The next morning and the last day of my pilgrimage we start at Peter Nagy’s gallery. There is some sensitivity here as he has worked with Mrinalini Mukherjee for years and the gallery represents her work. The exhibition has been open only a few days, and now she is gone. We offer to just say hello—the newspapers and art media from across the globe are calling to talk to Peter, the man who knows her best. I think he’s happy to escape this new powerful responsibility if just for thirty minutes. He’s needs a cappuccino and a diversion. We talk Texas and projects and two artists are presented to us for consideration in addition to a large traveling exhibition. In twenty years, this curious French man raised in the United States has powered Delhi’s acceleration into an international conversation about contemporary art. This man knows. I enjoy his brilliant mind, his supportive nature, and we leave him to the harder work of his day. The name of his gallery is Nature Morte. I haven’t made this connection until just now but we certainly were at the center of nature and death.

Lunch in the Khan Market is blissful. I get to watch two people with very similar passions get to know each other (they’re now fast friends). We met with Rahul Jain, an expert in the textiles and designs of the Mughal Courts. Rahul supports guilds that continue to work in the hyper-traditional methods (and patterns) of the 16th century forward. With a huge Delhi-heart and like so many of our other friends he has driven likely over an hour to meet us. We talk about his new project: an exhibition of contemporary textiles from an up-and coming generation in Gurgaon. In Dallas, I would have gotten in the car to see it before my evening flight to Dubai. In Delhi, that’s just a wish to miss a flight.

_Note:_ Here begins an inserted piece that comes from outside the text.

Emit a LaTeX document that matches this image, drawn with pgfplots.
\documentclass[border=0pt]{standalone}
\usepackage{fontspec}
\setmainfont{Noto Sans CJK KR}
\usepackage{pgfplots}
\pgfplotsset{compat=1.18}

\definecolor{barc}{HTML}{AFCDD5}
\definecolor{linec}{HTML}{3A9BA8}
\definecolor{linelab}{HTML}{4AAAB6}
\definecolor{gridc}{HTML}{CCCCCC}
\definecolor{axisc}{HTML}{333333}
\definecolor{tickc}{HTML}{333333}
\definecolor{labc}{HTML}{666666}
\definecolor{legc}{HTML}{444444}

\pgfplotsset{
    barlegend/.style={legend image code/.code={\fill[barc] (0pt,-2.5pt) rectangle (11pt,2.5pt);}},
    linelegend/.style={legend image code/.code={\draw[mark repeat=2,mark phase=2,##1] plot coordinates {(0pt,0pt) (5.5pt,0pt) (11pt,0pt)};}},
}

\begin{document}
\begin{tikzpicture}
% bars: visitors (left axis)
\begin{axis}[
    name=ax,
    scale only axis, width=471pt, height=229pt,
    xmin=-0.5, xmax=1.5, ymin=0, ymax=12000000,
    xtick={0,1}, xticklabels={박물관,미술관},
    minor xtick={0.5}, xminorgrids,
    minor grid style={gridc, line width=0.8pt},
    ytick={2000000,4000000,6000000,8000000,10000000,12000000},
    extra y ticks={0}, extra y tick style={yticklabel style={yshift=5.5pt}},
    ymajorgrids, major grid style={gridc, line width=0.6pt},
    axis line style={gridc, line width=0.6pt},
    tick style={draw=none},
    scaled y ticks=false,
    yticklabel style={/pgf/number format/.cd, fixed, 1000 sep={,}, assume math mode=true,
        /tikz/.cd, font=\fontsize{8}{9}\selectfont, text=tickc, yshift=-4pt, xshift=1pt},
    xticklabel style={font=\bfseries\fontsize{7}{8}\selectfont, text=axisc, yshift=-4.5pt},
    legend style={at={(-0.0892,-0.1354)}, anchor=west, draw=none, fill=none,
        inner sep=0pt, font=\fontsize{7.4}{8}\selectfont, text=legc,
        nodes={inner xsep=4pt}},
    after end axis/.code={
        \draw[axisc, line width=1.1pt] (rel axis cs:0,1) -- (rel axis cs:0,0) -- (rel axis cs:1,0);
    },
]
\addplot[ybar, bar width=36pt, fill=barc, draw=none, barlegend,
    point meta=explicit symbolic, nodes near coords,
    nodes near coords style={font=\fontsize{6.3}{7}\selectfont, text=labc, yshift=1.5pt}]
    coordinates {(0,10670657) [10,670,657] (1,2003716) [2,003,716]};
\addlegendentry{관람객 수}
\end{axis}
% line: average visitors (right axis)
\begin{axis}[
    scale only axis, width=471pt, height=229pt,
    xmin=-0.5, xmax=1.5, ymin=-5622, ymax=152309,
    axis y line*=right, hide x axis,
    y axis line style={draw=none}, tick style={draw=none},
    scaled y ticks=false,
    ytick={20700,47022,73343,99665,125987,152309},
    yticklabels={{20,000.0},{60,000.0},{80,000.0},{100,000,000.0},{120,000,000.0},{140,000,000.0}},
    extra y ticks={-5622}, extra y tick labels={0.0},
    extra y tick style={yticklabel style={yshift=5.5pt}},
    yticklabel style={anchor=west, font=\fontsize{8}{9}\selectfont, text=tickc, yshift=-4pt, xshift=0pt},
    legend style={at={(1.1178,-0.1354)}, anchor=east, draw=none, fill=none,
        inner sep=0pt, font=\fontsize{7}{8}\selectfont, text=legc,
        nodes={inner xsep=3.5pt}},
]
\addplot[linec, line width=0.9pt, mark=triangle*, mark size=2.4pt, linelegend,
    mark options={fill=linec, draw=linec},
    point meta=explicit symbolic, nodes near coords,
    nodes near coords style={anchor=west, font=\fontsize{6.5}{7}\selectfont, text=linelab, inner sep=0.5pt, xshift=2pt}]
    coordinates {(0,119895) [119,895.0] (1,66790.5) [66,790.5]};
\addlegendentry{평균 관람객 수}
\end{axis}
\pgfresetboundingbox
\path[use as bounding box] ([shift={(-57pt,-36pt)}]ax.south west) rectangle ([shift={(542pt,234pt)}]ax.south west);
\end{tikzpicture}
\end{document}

The young fashion designer Devanshi Agarwal also joins us. Devanshi has recently completed her studies in London and is back in Delhi (she attended boarding school here) making every effort to break into this burgeoning contemporary art world. She was the assistant for the Texas! exhibition—a project offering a young novice near-insurmountable challenges. She met them with a passionate audacity and I have to say, with a lot of pride in my big Texas heart, she and the installation team did a marvelous job. (See note above on bureaucratic museum). SO! Devanshi happily accompanied us through our four days of navigating the India Art Fair, meetings and art encounters. She just wants to learn. We are very grateful for her efficient, capable work and I am very happy to write The Crow Collection now has a bright, enterprising Delhi correspondent!

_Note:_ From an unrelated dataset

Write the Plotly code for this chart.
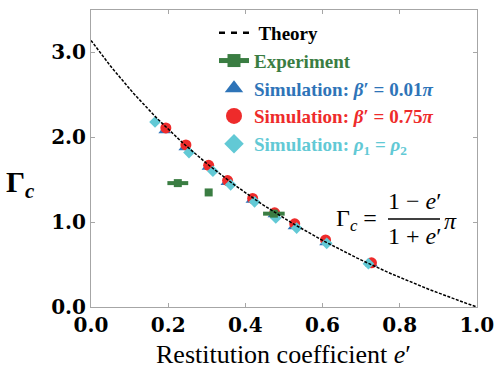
import numpy as np
import plotly.graph_objects as go

# ---- data ----
sim_blue_e = [0.191, 0.243, 0.303, 0.352, 0.417, 0.474, 0.526, 0.608, 0.727]
sim_blue_g = [2.08, 1.88, 1.65, 1.47, 1.26, 1.09, 0.95, 0.76, 0.51]

sim_red_e = [0.194, 0.246, 0.305, 0.354, 0.419, 0.476, 0.528, 0.608, 0.727]
sim_red_g = [2.11, 1.91, 1.67, 1.49, 1.28, 1.11, 0.98, 0.79, 0.52]

sim_cyan_e = [0.166, 0.254, 0.316, 0.362, 0.424, 0.479, 0.533, 0.611, 0.719]
sim_cyan_g = [2.18, 1.82, 1.60, 1.44, 1.24, 1.05, 0.93, 0.75, 0.51]

exp_e = [0.225, 0.305, 0.474]
exp_g = [1.46, 1.35, 1.10]
exp_err = [0.027, 0.006, 0.028]

# theory curve: Gamma_c = (1 - e') / (1 + e') * pi
theory_e = np.linspace(0.0, 1.0, 201)
theory_g = (1 - theory_e) / (1 + theory_e) * np.pi

x_ticks = [0.0, 0.2, 0.4, 0.6, 0.8, 1.0]
y_ticks = [0.0, 1.0, 2.0, 3.0]

BLUE = "#2e74b8"
RED = "#ee2b2b"
CYAN = "#62c9d5"
GREEN = "#3a7d42"

W, H = 494, 377
L, R, T, B = 91, 17, 10, 70
PW, PH = W - L - R, H - T - B


def px(x):
    return (x - L) / PW


def py(y):
    return (H - B - y) / PH


fig = go.Figure()

fig.add_trace(go.Scatter(x=sim_blue_e, y=sim_blue_g, mode="markers",
                         marker=dict(symbol="triangle-up", size=11, color=BLUE),
                         showlegend=False))
fig.add_trace(go.Scatter(x=sim_red_e, y=sim_red_g, mode="markers",
                         marker=dict(symbol="circle", size=11, color=RED),
                         showlegend=False))
fig.add_trace(go.Scatter(x=sim_cyan_e, y=sim_cyan_g, mode="markers",
                         marker=dict(symbol="diamond", size=9, color=CYAN),
                         showlegend=False))
fig.add_trace(go.Scatter(x=exp_e, y=exp_g, mode="markers",
                         marker=dict(symbol="square", size=8, color=GREEN),
                         error_x=dict(type="data", array=exp_err, color=GREEN,
                                      thickness=4, width=0),
                         showlegend=False))
fig.add_trace(go.Scatter(x=theory_e, y=theory_g, mode="lines",
                         line=dict(color="black", width=1.5, dash="3px,1.5px"),
                         showlegend=False))

# legend entries
fig.add_trace(go.Scatter(x=[None], y=[None], mode="lines",
                         line=dict(color="black", width=2.5, dash="6px,6px"),
                         name="<span style='color:black'> Theory</span>"))
fig.add_trace(go.Scatter(x=[None], y=[None], mode="lines+markers",
                         line=dict(color=GREEN, width=5),
                         marker=dict(symbol="square", size=13, color=GREEN),
                         name=f"<span style='color:{GREEN}'>Experiment</span>"))
fig.add_trace(go.Scatter(x=[None], y=[None], mode="markers",
                         marker=dict(symbol="triangle-up", size=16, color=BLUE),
                         name=f"<span style='color:{BLUE}'>Simulation: <i>β</i>′ = 0.01<i>π</i></span>"))
fig.add_trace(go.Scatter(x=[None], y=[None], mode="markers",
                         marker=dict(symbol="circle", size=16, color=RED),
                         name=f"<span style='color:{RED}'>Simulation: <i>β</i>′ = 0.75<i>π</i></span>"))
fig.add_trace(go.Scatter(x=[None], y=[None], mode="markers",
                         marker=dict(symbol="diamond", size=15, color=CYAN),
                         name=f"<span style='color:{CYAN}'>Simulation: <i>ρ</i><sub>1</sub> = <i>ρ</i><sub>2</sub></span>"))

axis_common = dict(showline=True, linecolor="#a6a6a6", linewidth=1, mirror="ticks",
                   ticks="inside", ticklen=4, tickcolor="#a6a6a6", showgrid=False,
                   zeroline=False, tickformat=".1f", ticklabeloverflow="allow",
                   automargin=False,
                   tickfont=dict(family="DejaVu Serif", size=20, color="black", weight="bold"))

fig.update_layout(
    width=W, height=H,
    margin=dict(l=L, r=R, t=T, b=B, autoexpand=False),
    plot_bgcolor="white", paper_bgcolor="white",
    xaxis=dict(range=[0, 1.0005], tickvals=x_ticks, **axis_common),
    yaxis=dict(range=[0, 3.5], tickvals=y_ticks, **axis_common),
    legend=dict(x=px(214), y=py(14), xanchor="left", yanchor="top",
                bgcolor="rgba(0,0,0,0)", borderwidth=0,
                font=dict(family="Liberation Serif", size=19, weight="bold"),
                itemwidth=30, tracegroupgap=0),
)

ann_font = dict(family="Liberation Serif", size=24, color="black")
annotations = [
    dict(x=px(20), y=py(184), text="<b>Γ<sub><i>c</i></sub></b>",
         font=dict(family="Liberation Serif", size=30, color="black")),
    dict(x=px(283), y=py(354), text="Restitution coefficient <i>e</i>′",
         font=dict(family="Liberation Serif", size=26, color="black")),
    dict(x=px(356), y=py(220), text="Γ<sub><i>c</i></sub> =", font=ann_font),
    dict(x=px(414), y=py(201), text="1 − <i>e</i>′", font=ann_font),
    dict(x=px(414), y=py(236), text="1 + <i>e</i>′", font=ann_font),
    dict(x=px(450), y=py(221), text="<i>π</i>", font=ann_font),
]
for a in annotations:
    a.update(xref="paper", yref="paper", showarrow=False, xanchor="center", yanchor="middle")
fig.update_layout(annotations=annotations)
fig.add_shape(type="line", xref="paper", yref="paper",
              x0=px(388), x1=px(440), y0=py(219), y1=py(219),
              line=dict(color="black", width=1.5))

fig.write_html("out.html")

We close our whirling Delhi-Dervish with a grassy martini (the Depeche mode of drinks these days in India) in the Lodhi Café at the jungle-like Lodhi gardens. We toast our ambitious work; we pledge to return. I feel the growing lump in my throat and brace myself for the long transition home. I know it’s time to go back to the place and to the person I was before I met this India and tried her on for the first time. But I also know I will never be the same.